A new report released yesterday shows that the Great Barrier Reef is in dire need of help - and it’s more urgent than previously thought.
The report, released by the Queensland Premier, Anna Bligh, shows that the water quality around the reef is not improving. The report 2007 Water Quality Report for the Great Barrier Reef was the first in a regular series of reports on the health of the Great Barrier Reef - the largest natural feature on earth.
The water quality around the reef has been deteriorating over the last 150 years due to sediment run off from the mainland. This sediment is mainly caused by activities such as agriculture, grazing, tourism, mining and urban development.
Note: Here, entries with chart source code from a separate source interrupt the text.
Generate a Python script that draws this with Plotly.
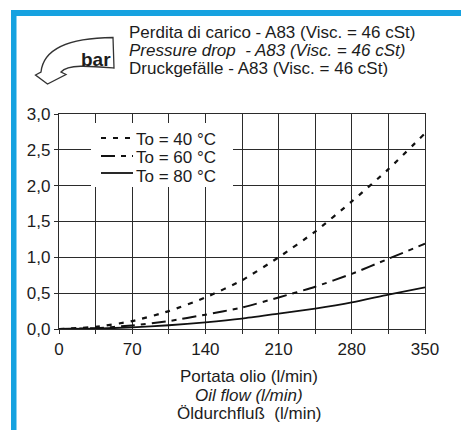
import plotly.graph_objects as go

# Oil flow (l/min) and pressure drop (bar) for valve A83, viscosity 46 cSt
flow = [0, 35, 70, 105, 140, 175, 210, 245, 280, 315, 350]
dp_40 = [0.0, 0.03, 0.11, 0.25, 0.44, 0.68, 1.00, 1.36, 1.78, 2.23, 2.73]
dp_60 = [0.0, 0.012, 0.05, 0.11, 0.20, 0.30, 0.44, 0.59, 0.77, 0.98, 1.19]
dp_80 = [0.0, 0.006, 0.023, 0.052, 0.093, 0.145, 0.215, 0.285, 0.37, 0.48, 0.58]

series_names = ["To = 40 °C", "To = 60 °C", "To = 80 °C"]
series_dash = ["5px,7px", "14px,6px,5px,6px", "solid"]
series_width = [2.2, 2.0, 1.8]

x_ticks = [0, 35, 70, 105, 140, 175, 210, 245, 280, 315, 350]
x_labels = ["0", "", "70", "", "140", "", "210", "", "280", "", "350"]
y_ticks = [0, 0.5, 1.0, 1.5, 2.0, 2.5, 3.0]
y_labels = ["0,0", "0,5", "1,0", "1,5", "2,0", "2,5", "3,0"]

title_lines = [
    "Perdita di carico - A83 (Visc. = 46 cSt)",
    "<i>Pressure drop  - A83 (Visc. = 46 cSt)</i>",
    "Druckgefälle - A83 (Visc. = 46 cSt)",
]
axis_lines = [
    "Portata olio (l/min)",
    "<i>Oil flow (l/min)</i>",
    "Öldurchfluß  (l/min)",
]

W, H = 461, 430
L, R, T, B = 59, 425, 114, 329  # plot area in pixels
FONT = "Liberation Sans, Arial, sans-serif"
INK = "#1c1c1c"
BLUE = "#16a2e0"


def px(xp):
    return (xp - L) / (R - L)


def py(yp):
    return (B - yp) / (B - T)


fig = go.Figure()
for ys, name, dash, w in zip([dp_40, dp_60, dp_80], series_names, series_dash, series_width):
    fig.add_trace(go.Scatter(
        x=flow, y=ys, mode="lines", name=name, showlegend=False,
        line=dict(color="#111111", width=w, dash=dash, shape="spline", smoothing=0.6),
        cliponaxis=True,
    ))

shapes = []
# blue frame (left and top edges)
shapes.append(dict(type="rect", xref="paper", yref="paper",
                   x0=px(11), x1=px(16.5), y0=py(440), y1=py(10),
                   fillcolor=BLUE, line=dict(width=0), layer="above"))
shapes.append(dict(type="rect", xref="paper", yref="paper",
                   x0=px(11), x1=px(470), y0=py(16), y1=py(10),
                   fillcolor=BLUE, line=dict(width=0), layer="above"))

# curved "bar" arrow
def P(x, y):
    return f"{px(x):.5f},{py(y):.5f}"

arrow = (f"M {P(113,37.5)} L {P(114,68)} "
         f"C {P(90,66)} {P(68,64)} {P(61,72)} "
         f"L {P(66,74.5)} L {P(47.5,84)} L {P(35.5,75)} L {P(41,72)} "
         f"C {P(43,53)} {P(62,38)} {P(113,37.5)} Z")
shapes.append(dict(type="path", xref="paper", yref="paper", path=arrow,
                   fillcolor="white", line=dict(color="#333333", width=1.3), layer="above"))

# legend box and samples
shapes.append(dict(type="rect", xref="paper", yref="paper",
                   x0=px(91), x1=px(233), y0=py(187), y1=py(123),
                   fillcolor="white", line=dict(width=0), layer="above"))
legend_rows = [138, 156, 173]
for yy, dash, w in zip(legend_rows, series_dash, series_width):
    shapes.append(dict(type="line", xref="paper", yref="paper",
                       x0=px(101), x1=px(133), y0=py(yy), y1=py(yy),
                       line=dict(color="#111111", width=w, dash=dash), layer="above"))

annotations = []
for yy, name in zip([139.5, 157.75, 176], series_names):
    annotations.append(dict(xref="paper", yref="paper", x=px(134), y=py(yy),
                            text=name, showarrow=False, xanchor="left", yanchor="middle",
                            font=dict(family=FONT, size=17, color=INK)))
for yy, txt in zip([32, 50.5, 68.5], title_lines):
    annotations.append(dict(xref="paper", yref="paper", x=px(127), y=py(yy),
                            text=txt, showarrow=False, xanchor="left", yanchor="middle",
                            font=dict(family=FONT, size=17, color=INK)))
for yy, txt in zip([376, 395, 413], axis_lines):
    annotations.append(dict(xref="paper", yref="paper", x=px(249), y=py(yy),
                            text=txt, showarrow=False, xanchor="center", yanchor="middle",
                            font=dict(family=FONT, size=17, color=INK)))
annotations.append(dict(xref="paper", yref="paper", x=px(96), y=py(59.5),
                        text="<b>bar</b>", showarrow=False, xanchor="center", yanchor="middle",
                        font=dict(family=FONT, size=19, color=INK)))

axis_common = dict(
    showgrid=True, gridcolor="#2b2b2b", gridwidth=1.3,
    showline=True, linecolor="#2b2b2b", linewidth=1.3, mirror=True,
    ticks="outside", ticklen=4, tickwidth=1.3, tickcolor="#2b2b2b",
    zeroline=False, tickfont=dict(family=FONT, size=17, color=INK),
)

fig.update_layout(
    width=W, height=H,
    margin=dict(l=L, r=W - R, t=T, b=H - B),
    paper_bgcolor="white", plot_bgcolor="white",
    xaxis=dict(range=[0, 350], tickmode="array", tickvals=x_ticks, ticktext=x_labels, **axis_common),
    yaxis=dict(range=[0, 3], tickmode="array", tickvals=y_ticks, ticktext=y_labels, **axis_common),
    shapes=shapes, annotations=annotations, showlegend=False,
)

fig.write_html("out.html")
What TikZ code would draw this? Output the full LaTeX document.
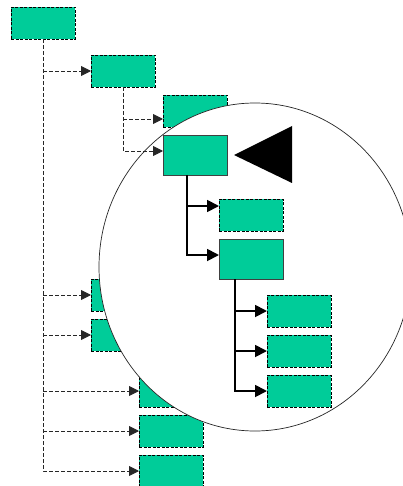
\documentclass[tikz,border=0pt]{standalone}
\usetikzlibrary{arrows.meta,shapes.geometric}
\definecolor{boxfill}{RGB}{0,204,153}
\begin{document}
\begin{tikzpicture}[x=1pt,y=-1pt,
  dbox/.style={draw=black,fill=boxfill,line width=0.8pt,dash pattern=on 3pt off 1.5pt,
    minimum width=64pt,minimum height=32pt,inner sep=0pt,outer sep=0pt},
  sbox/.style={draw=black!75,fill=boxfill,line width=0.9pt,
    minimum width=64pt,minimum height=40pt,inner sep=0pt,outer sep=0pt},
  dline/.style={line width=0.9pt,dash pattern=on 4pt off 2pt,black!85},
  darr/.style={dline,-{Triangle[length=10pt,width=10pt]}},
  sline/.style={line width=1.8pt,black},
  sarr/.style={sline,-{Triangle[length=12pt,width=12pt]}},
  lensstyle/.style={ellipse,draw=black!85,fill=white,line width=0.7pt,
    minimum width=312pt,minimum height=328pt,inner sep=0pt}]
\useasboundingbox (0,0) rectangle (402,486);

% outer (dashed) tree
\node[dbox] (A) at (43,23) {};
\node[dbox] (B) at (123,71) {};
\node[dbox] (C) at (195,111) {};
\node[dbox] (J) at (123,295) {};
\node[dbox] (K) at (123,335) {};
\node[dbox] (L) at (171,391) {};
\node[dbox] (M) at (171,431) {};
\node[dbox] (N) at (171,471) {};

\coordinate (Ca) at ([yshift=-8pt]C.west);
\draw[darr] (A.south) |- (N.west);
\draw[darr] (A.south |- B.west) -- (B.west);
\draw[darr] (A.south |- J.west) -- (J.west);
\draw[darr] (A.south |- K.west) -- (K.west);
\draw[darr] (A.south |- L.west) -- (L.west);
\draw[darr] (A.south |- M.west) -- (M.west);
\draw[darr] (B.south |- Ca) -- (Ca);

% magnifying lens
\node[lensstyle] (lens) at (255,267) {};

% magnified part
\node[sbox] (D) at (195,155) {};
\node[dbox] (E) at (251,215) {};
\node[sbox] (F) at (251,259) {};
\node[dbox] (G) at (299,311) {};
\node[dbox] (H) at (299,351) {};
\node[dbox] (I) at (299,391) {};

\coordinate (Da) at ([yshift=4pt]D.west);
\draw[darr] (B.south) |- (Da);

\coordinate (Dt) at ([xshift=-8pt]D.south);
\coordinate (Ea) at ([yshift=9pt]E.west);
\coordinate (Fa) at ([yshift=4pt]F.west);
\draw[sarr] (Dt) |- (Fa);
\draw[sarr] (Dt |- Ea) -- (Ea);

\coordinate (Ft) at ([xshift=-16pt]F.south);
\draw[sarr] (Ft) |- (I.west);
\draw[sarr] (Ft |- G.west) -- (G.west);
\draw[sarr] (Ft |- H.west) -- (H.west);

% pointer triangle
\fill[black] (234,155) -- (292,126) -- (292,183) -- cycle;
\end{tikzpicture}
\end{document}
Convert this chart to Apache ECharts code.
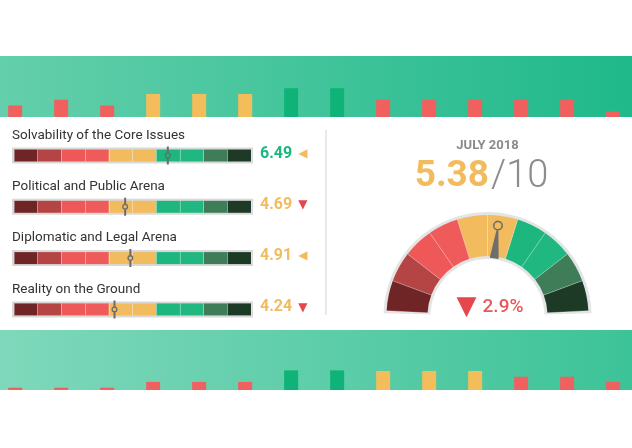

Monitoring at the end of rivers, in priority catchments, has revealed that approximately:
End of river monitoring in priority catchments shows an estimated:
- 6.6 million tonnes of sediment is discharged in the reef lagoon – four times higher than estimated pre-European settlement levels;
- 16,600 tonnes of nitrogen – five times higher than estimated pre-European settlement levels; and
- 4,180 tonnes of phosphorous – four times higher than estimated pre-European settlement levels.
When announcing the report, Ms Bligh said:
Our Great Barrier Reef is one of the natural wonders of the world,
It fringes our north east Australian coast for approximately 2,000 kilometres, covers 348,000 square kilometres and has more than 3,200 coral reefs with a stunning array of marine habitats and species.
Ms Bligh says that both she and Peter Garrett (the Australian Environment Minister) agree that more needs to be done to protect the reef. Ms Bligh says that they will be updating the existing plan to “give it more grunt”.
I wonder if this means that the government will place more funding than the current $200 million it has allocated to “Reef Rescue”?